--- Start ---

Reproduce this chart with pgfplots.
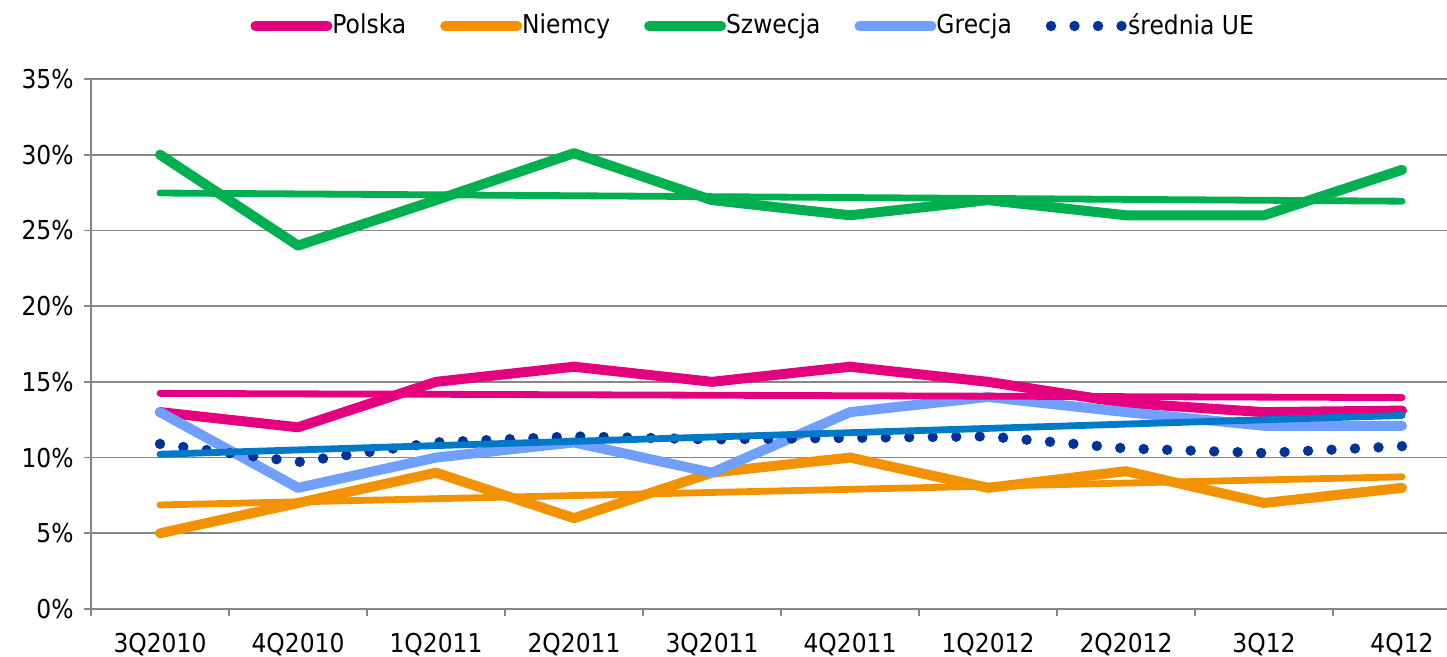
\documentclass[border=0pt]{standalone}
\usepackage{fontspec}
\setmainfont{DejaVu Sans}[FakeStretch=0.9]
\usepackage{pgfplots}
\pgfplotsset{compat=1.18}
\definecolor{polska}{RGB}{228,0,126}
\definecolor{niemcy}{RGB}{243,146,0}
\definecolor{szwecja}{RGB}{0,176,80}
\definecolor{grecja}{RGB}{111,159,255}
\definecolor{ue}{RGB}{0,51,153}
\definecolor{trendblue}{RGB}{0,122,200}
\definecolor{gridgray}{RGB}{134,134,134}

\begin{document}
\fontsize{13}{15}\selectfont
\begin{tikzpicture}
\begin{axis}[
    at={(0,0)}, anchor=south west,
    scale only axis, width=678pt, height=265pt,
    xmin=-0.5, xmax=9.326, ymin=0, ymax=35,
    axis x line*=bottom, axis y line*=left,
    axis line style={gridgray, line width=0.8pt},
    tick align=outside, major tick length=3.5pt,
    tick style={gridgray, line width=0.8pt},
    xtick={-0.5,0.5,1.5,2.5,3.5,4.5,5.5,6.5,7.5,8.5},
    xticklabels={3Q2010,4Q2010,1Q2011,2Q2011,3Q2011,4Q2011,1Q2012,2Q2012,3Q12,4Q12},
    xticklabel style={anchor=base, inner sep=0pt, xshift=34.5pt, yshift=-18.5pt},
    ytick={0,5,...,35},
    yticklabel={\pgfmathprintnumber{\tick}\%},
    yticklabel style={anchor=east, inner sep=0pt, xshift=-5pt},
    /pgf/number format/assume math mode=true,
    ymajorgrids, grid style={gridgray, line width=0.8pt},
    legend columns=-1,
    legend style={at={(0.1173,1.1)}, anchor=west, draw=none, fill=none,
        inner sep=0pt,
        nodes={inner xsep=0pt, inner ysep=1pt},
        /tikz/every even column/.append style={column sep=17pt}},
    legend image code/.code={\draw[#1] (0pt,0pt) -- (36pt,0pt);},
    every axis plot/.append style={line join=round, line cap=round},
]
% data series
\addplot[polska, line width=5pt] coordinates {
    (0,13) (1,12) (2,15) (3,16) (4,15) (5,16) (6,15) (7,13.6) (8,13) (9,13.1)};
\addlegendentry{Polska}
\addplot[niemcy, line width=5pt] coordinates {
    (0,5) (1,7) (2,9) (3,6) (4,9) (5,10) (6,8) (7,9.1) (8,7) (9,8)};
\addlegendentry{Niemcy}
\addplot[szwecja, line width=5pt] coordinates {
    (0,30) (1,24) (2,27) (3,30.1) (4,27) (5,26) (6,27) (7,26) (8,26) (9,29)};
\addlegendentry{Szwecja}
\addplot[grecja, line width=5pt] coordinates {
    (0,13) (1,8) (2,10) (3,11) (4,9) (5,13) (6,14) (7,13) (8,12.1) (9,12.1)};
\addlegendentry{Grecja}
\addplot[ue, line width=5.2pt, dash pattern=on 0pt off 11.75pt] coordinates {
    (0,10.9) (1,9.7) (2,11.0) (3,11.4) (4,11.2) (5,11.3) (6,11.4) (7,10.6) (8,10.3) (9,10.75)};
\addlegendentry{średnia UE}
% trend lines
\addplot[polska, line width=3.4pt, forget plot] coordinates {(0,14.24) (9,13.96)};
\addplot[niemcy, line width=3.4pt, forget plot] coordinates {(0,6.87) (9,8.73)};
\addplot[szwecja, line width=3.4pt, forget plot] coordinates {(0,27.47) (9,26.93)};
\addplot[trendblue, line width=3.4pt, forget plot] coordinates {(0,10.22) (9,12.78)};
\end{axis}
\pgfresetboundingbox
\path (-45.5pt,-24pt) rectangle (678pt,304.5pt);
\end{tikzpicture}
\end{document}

--- End ---

> _GIVEN EXERCISE_: Print out the whole of the material word for word, without pictures.

> _RIGHT ANSWER_:
Reproduce this chart with pgfplots.
\documentclass[border=0pt]{standalone}
\usepackage{fontspec}
\setmainfont{DejaVu Sans}[FakeStretch=0.9]
\usepackage{pgfplots}
\pgfplotsset{compat=1.18}
\definecolor{polska}{RGB}{228,0,126}
\definecolor{niemcy}{RGB}{243,146,0}
\definecolor{szwecja}{RGB}{0,176,80}
\definecolor{grecja}{RGB}{111,159,255}
\definecolor{ue}{RGB}{0,51,153}
\definecolor{trendblue}{RGB}{0,122,200}
\definecolor{gridgray}{RGB}{134,134,134}

\begin{document}
\fontsize{13}{15}\selectfont
\begin{tikzpicture}
\begin{axis}[
    at={(0,0)}, anchor=south west,
    scale only axis, width=678pt, height=265pt,
    xmin=-0.5, xmax=9.326, ymin=0, ymax=35,
    axis x line*=bottom, axis y line*=left,
    axis line style={gridgray, line width=0.8pt},
    tick align=outside, major tick length=3.5pt,
    tick style={gridgray, line width=0.8pt},
    xtick={-0.5,0.5,1.5,2.5,3.5,4.5,5.5,6.5,7.5,8.5},
    xticklabels={3Q2010,4Q2010,1Q2011,2Q2011,3Q2011,4Q2011,1Q2012,2Q2012,3Q12,4Q12},
    xticklabel style={anchor=base, inner sep=0pt, xshift=34.5pt, yshift=-18.5pt},
    ytick={0,5,...,35},
    yticklabel={\pgfmathprintnumber{\tick}\%},
    yticklabel style={anchor=east, inner sep=0pt, xshift=-5pt},
    /pgf/number format/assume math mode=true,
    ymajorgrids, grid style={gridgray, line width=0.8pt},
    legend columns=-1,
    legend style={at={(0.1173,1.1)}, anchor=west, draw=none, fill=none,
        inner sep=0pt,
        nodes={inner xsep=0pt, inner ysep=1pt},
        /tikz/every even column/.append style={column sep=17pt}},
    legend image code/.code={\draw[#1] (0pt,0pt) -- (36pt,0pt);},
    every axis plot/.append style={line join=round, line cap=round},
]
% data series
\addplot[polska, line width=5pt] coordinates {
    (0,13) (1,12) (2,15) (3,16) (4,15) (5,16) (6,15) (7,13.6) (8,13) (9,13.1)};
\addlegendentry{Polska}
\addplot[niemcy, line width=5pt] coordinates {
    (0,5) (1,7) (2,9) (3,6) (4,9) (5,10) (6,8) (7,9.1) (8,7) (9,8)};
\addlegendentry{Niemcy}
\addplot[szwecja, line width=5pt] coordinates {
    (0,30) (1,24) (2,27) (3,30.1) (4,27) (5,26) (6,27) (7,26) (8,26) (9,29)};
\addlegendentry{Szwecja}
\addplot[grecja, line width=5pt] coordinates {
    (0,13) (1,8) (2,10) (3,11) (4,9) (5,13) (6,14) (7,13) (8,12.1) (9,12.1)};
\addlegendentry{Grecja}
\addplot[ue, line width=5.2pt, dash pattern=on 0pt off 11.75pt] coordinates {
    (0,10.9) (1,9.7) (2,11.0) (3,11.4) (4,11.2) (5,11.3) (6,11.4) (7,10.6) (8,10.3) (9,10.75)};
\addlegendentry{średnia UE}
% trend lines
\addplot[polska, line width=3.4pt, forget plot] coordinates {(0,14.24) (9,13.96)};
\addplot[niemcy, line width=3.4pt, forget plot] coordinates {(0,6.87) (9,8.73)};
\addplot[szwecja, line width=3.4pt, forget plot] coordinates {(0,27.47) (9,26.93)};
\addplot[trendblue, line width=3.4pt, forget plot] coordinates {(0,10.22) (9,12.78)};
\end{axis}
\pgfresetboundingbox
\path (-45.5pt,-24pt) rectangle (678pt,304.5pt);
\end{tikzpicture}
\end{document}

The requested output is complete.